Lei di Spike Jonze. Tante possibilità. Occasione unica e rara anche di parlare di capolavoro. Alla fine invece, come capita spesso per i film di Jonze, ci resta tra le mani tanta qualità, ottima e gradevole fattura, ma poca sostanza e potente contenuto. Una storia talmente originale da diventare paradossale, tanto esagerata che diventa quasi grottesca, che non ti aiuta a immedesimarti, che vien quasi da ridicolizzarla, invece che capirla, comprenderla, amarla, elaborarla. Potrebbe insegnarci molto, ma non lo fa; potrebbe dire tanto su tanto, non solo sull’amore, ma anche sul rapporto ambiguo e sottile tra uomo e tecnologia, ma non lo fa. O forse lo fa, ma non ce ne accorgiamo del tutto. Sicuramente è un film che vive di momenti di cinema altissimo e anche struggente, ma sono alti e bassi, e alla fine, un obbiettivo, un arrivo, un punto di fuga per tale ardita prospettiva dell’amore, non c’è.

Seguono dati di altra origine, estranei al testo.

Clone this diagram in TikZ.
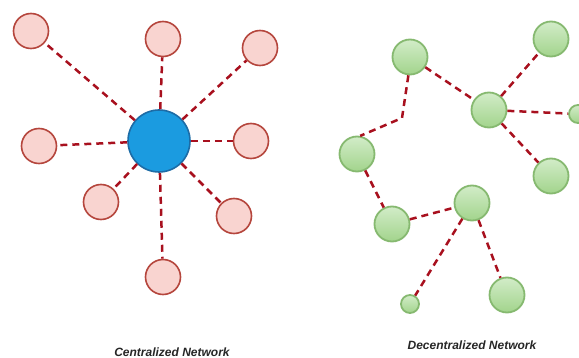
\documentclass[tikz,border=0pt]{standalone}
\usepackage{fontspec}
\setmainfont{Liberation Sans}
\definecolor{pinkfill}{HTML}{F9D4D0}
\definecolor{pinkdraw}{HTML}{B5463D}
\definecolor{bluefill}{HTML}{1B9BE0}
\definecolor{bluedraw}{HTML}{1D6CA6}
\definecolor{greentop}{HTML}{D2ECC8}
\definecolor{greenbot}{HTML}{A2D48C}
\definecolor{greendraw}{HTML}{86B970}
\definecolor{linkred}{HTML}{A8101E}
\tikzset{
  pinknode/.style={circle,draw=pinkdraw,fill=pinkfill,line width=1.6pt,minimum size=35pt,inner sep=0pt},
  hubnode/.style={circle,draw=bluedraw,fill=bluefill,line width=1.6pt,minimum size=62pt,inner sep=0pt},
  greennode/.style={circle,draw=greendraw,top color=greentop,bottom color=greenbot,line width=1.8pt,minimum size=35pt,inner sep=0pt},
  smallgreen/.style={greennode,minimum size=18pt},
  link/.style={draw=linkred,line width=2.5pt,dash pattern=on 7pt off 5pt},
  caption/.style={font=\fontsize{12}{14}\selectfont\bfseries\itshape,text=black!85,inner sep=0pt}
}
\begin{document}
\begin{tikzpicture}[x=1pt,y=-1pt]
\useasboundingbox (0,0) rectangle (579,358);
% centralized
\node[hubnode] (hub) at (159,141) {};
\node[pinknode] (p1) at (31,31) {};
\node[pinknode] (p2) at (163,39) {};
\node[pinknode] (p3) at (260,48) {};
\node[pinknode] (p4) at (39,146) {};
\node[pinknode] (p5) at (251,141) {};
\node[pinknode] (p6) at (101,202) {};
\node[pinknode] (p7) at (234,216) {};
\node[pinknode] (p8) at (163,277) {};
\foreach \n in {p1,p2,p3,p4,p5,p6,p7,p8}{\draw[link] (hub) -- (\n);}
\node[caption] (capA) at (172,352) {Centralized Network};
% decentralized
\node[greennode] (A) at (410,57) {};
\node[greennode] (B) at (551,39) {};
\node[greennode] (C) at (489,110) {};
\node[smallgreen] (D) at (578,114) {};
\node[greennode] (E) at (551,176) {};
\node[greennode] (F) at (357,154) {};
\node[greennode] (G) at (392,224) {};
\node[greennode] (H) at (472,203) {};
\node[smallgreen] (I) at (410,304) {};
\node[greennode] (J) at (507,295) {};
\coordinate (bend) at (402,118);
\draw[link] (A) -- (C);
\draw[link] (C) -- (B);
\draw[link] (C) -- (D);
\draw[link] (C) -- (E);
\draw[link] (A.265) -- (bend) -- (F.80);
\draw[link] (F) -- (G);
\draw[link] (G) -- (H);
\draw[link] (H) -- (I);
\draw[link] (H) -- (J);
\node[caption] (capB) at (472,345) {Decentralized Network};
\end{tikzpicture}
\end{document}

Non conclude veramente, il discorso non cade in qualcosa di preciso. Superlativo Joaquin Phoenix, questo sì.
X-Men – Giorni di un futuro passato di Bryan Singer. Osannato dai nerd-critici, e da tanto pubblico. Io mi chiedo solamente, vedendo il film, ma anche dopo: devi sventare una minaccia, impedire che una pistola scarichi il colpo, e farlo agendo in estrema velocità, per impedire che un personaggio si macchi di tale crimine e innescare una guerra futura che sarà l’apocalisse per gli uomini X, e cosa fai? Liquidi in 2 secondi l’unico supereroe (dotato di velocità assurda, che solo un attimo prima avevi mostrato in azione riuscire a fare cose pazzesche) che potrebbe farlo? Ma dai... ma chi scrive certe cose? Nemmeno nei peggior cortometraggi amatoriali girati da bambini con una videocamera in mano, riuscivano ad essere così assurdamente inverosimili. Basta questo scivolone per giudicare un film? Avanza, altroché. E poi gli stessi già citati critici parlano dei buchi di sceneggiatura di Nolan. Altro che buchi questi qua. Crateri planetari.
Guardiani della galassia di James Gunn. Com’è che lo definiscono? Il miglior cinecomic. Per carità ogni tanto fa ridere (non tanto quanto Tony Stark in un qualsiasi Ironman, per dire), ogni tanto ha i suoi momenti action ben fatti, e una buona caratterizzazione dei vari personaggi, soprattutto nelle interazioni tra loro (anche se ho trovato superiore l’affiatamento degli eroi in The Avengers), ogni tanto fa passare qualche messaggio: ma basterebbe citare i vari Batman di Nolan, Watchmen di Snyder, Spider Man (i primi due, o solo il due) di Raimi, per capire a che livello ci troviamo in questo caso. E poi siamo stanchi delle solite storie, con l’arma superpotente che rimbalza in qua e in là, e tutti la vogliono e nessuno la piglia come Suor Camilla, con il cattivo che non fa paura nemmeno a mia nonna, con quello che si sacrifica e non muore e basta, ma rinasce, e con scene madri viste e riviste. Non si può certo pretendere da un comic, ma renderlo un tantino più cine, è chiedere troppo? Almeno proviamo a dare un po’ di spessore, a dare un senso, anzi sensi narrativi; soffermiamoci, scrutiamo, parliamo con il pubblico. Diciamo qualcosa, non solo “Io sono Groot”.